The issue for Japan becomes that you can take 3 hits (destroyer and 1 carrier) before you have to choose between wounding a carrier (and automatically losing 2 planes) or losing planes and risking the battle.
You can use a transport to take Wake on J1, but now we’re talking about missed opportunities down the road… that transport usually brings troops south and will be out of use for 3 turns (J1-J3) if it survives at all. But that would allow your fighters to survive.
So… is that worth it for the U.S.? Maybe. Japan loses 2 carriers, 4 planes, 2 destroyers, and a sub. (88ipcs, depending on if you take Wake Island with a transport) vs U.S. (78 ipcs after losing 54 ipcs from Japan’s attack). That may sound unbalanced but the U.S. makes 30+ ipcs more than Japan for 3+ rounds this way. Focusing your attack south closing that gap noticeably quicker and you can still keep the U.S. back from interfering for a while.
Japan will also lose a transport at Borneo to the UKPac.

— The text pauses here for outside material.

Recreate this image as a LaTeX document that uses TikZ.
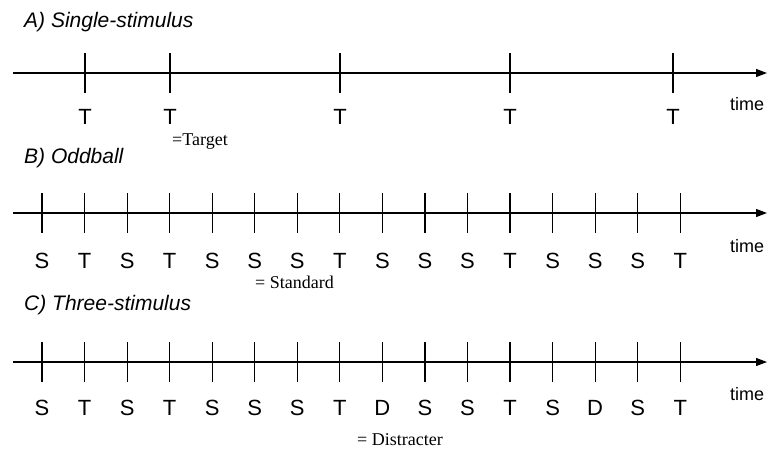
\documentclass[tikz,border=0pt]{standalone}
\usepackage{fontspec}
\setmainfont{Liberation Sans}
\newfontfamily\notefont{Liberation Serif}
\usetikzlibrary{arrows.meta}
\begin{document}
\begin{tikzpicture}[x=1pt,y=-1pt,
  axisline/.style={line width=1.2pt,-{Triangle[length=11pt,width=8pt]}},
  tickline/.style={line width=1.2pt},
  lbl/.style={anchor=base,inner sep=0pt,font=\fontsize{22}{22}\selectfont},
  timelbl/.style={anchor=base west,inner sep=0pt,font=\fontsize{18}{18}\selectfont},
  paneltitle/.style={anchor=base west,inner sep=0pt,font=\fontsize{21}{21}\selectfont\itshape},
  note/.style={anchor=base west,inner sep=0pt,font=\notefont\fontsize{18}{18}\selectfont}]
\useasboundingbox (0,0) rectangle (770,448);

% ---------- A) Single-stimulus ----------
\node[paneltitle] (ta) at (24,27) {A) Single-stimulus};
\coordinate (a0) at (13,73);
\coordinate (a1) at (767,73);
\draw[axisline] (a0) -- (a1);
\foreach \x [count=\i] in {85,170,340,510,673} {
  \coordinate (atop\i) at (\x,53);
  \coordinate (abot\i) at (\x,93);
  \draw[tickline] (atop\i) -- (abot\i);
  \node[lbl] (al\i) at (\x,124) {T};
}
\node[timelbl] (atime) at (730,110) {time};
\node[note] (anote) at (172,145) {=Target};

% ---------- B) Oddball ----------
\node[paneltitle] (tb) at (24,163) {B) Oddball};
\coordinate (b0) at (13,213);
\coordinate (b1) at (767,213);
\draw[axisline] (b0) -- (b1);
\foreach \l [count=\i] in {S,T,S,T,S,S,S,T,S,S,S,T,S,S,S,T} {
  \coordinate (btop\i) at ({42+42.55*(\i-1)},193);
  \coordinate (bbot\i) at ({42+42.55*(\i-1)},233);
  \draw[tickline] (btop\i) -- (bbot\i);
  \node[lbl] (bl\i) at ({42+42.55*(\i-1)},268) {\l};
}
\node[timelbl] (btime) at (730,252) {time};
\node[note] (bnote) at (255,288) {= Standard};

% ---------- C) Three-stimulus ----------
\node[paneltitle] (tc) at (24,310) {C) Three-stimulus};
\coordinate (c0) at (13,362);
\coordinate (c1) at (767,362);
\draw[axisline] (c0) -- (c1);
\foreach \l [count=\i] in {S,T,S,T,S,S,S,T,D,S,S,T,S,D,S,T} {
  \coordinate (ctop\i) at ({42+42.55*(\i-1)},342);
  \coordinate (cbot\i) at ({42+42.55*(\i-1)},382);
  \draw[tickline] (ctop\i) -- (cbot\i);
  \node[lbl] (cl\i) at ({42+42.55*(\i-1)},415) {\l};
}
\node[timelbl] (ctime) at (730,400) {time};
\node[note] (cnote) at (357,445) {= Distracter};
\end{tikzpicture}
\end{document}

Now Japan can’t take the Money Islands on J2. You let China keep Yunnan, so they’re buying artillery.
So slowing down the U.S. cost Japan 1-2 ipcs on J1, 10ipcs on J2, 5+ipcs on J3 and UKPac gets +8 or more ipcs… its hard to know what happens after that but China and UKPac can be relatively aggressive with no real threat of Calcutta falling to transports. ANZAC’s fleet becomes a threat quickly since Japan only has 1 carrier to help defend its fleet.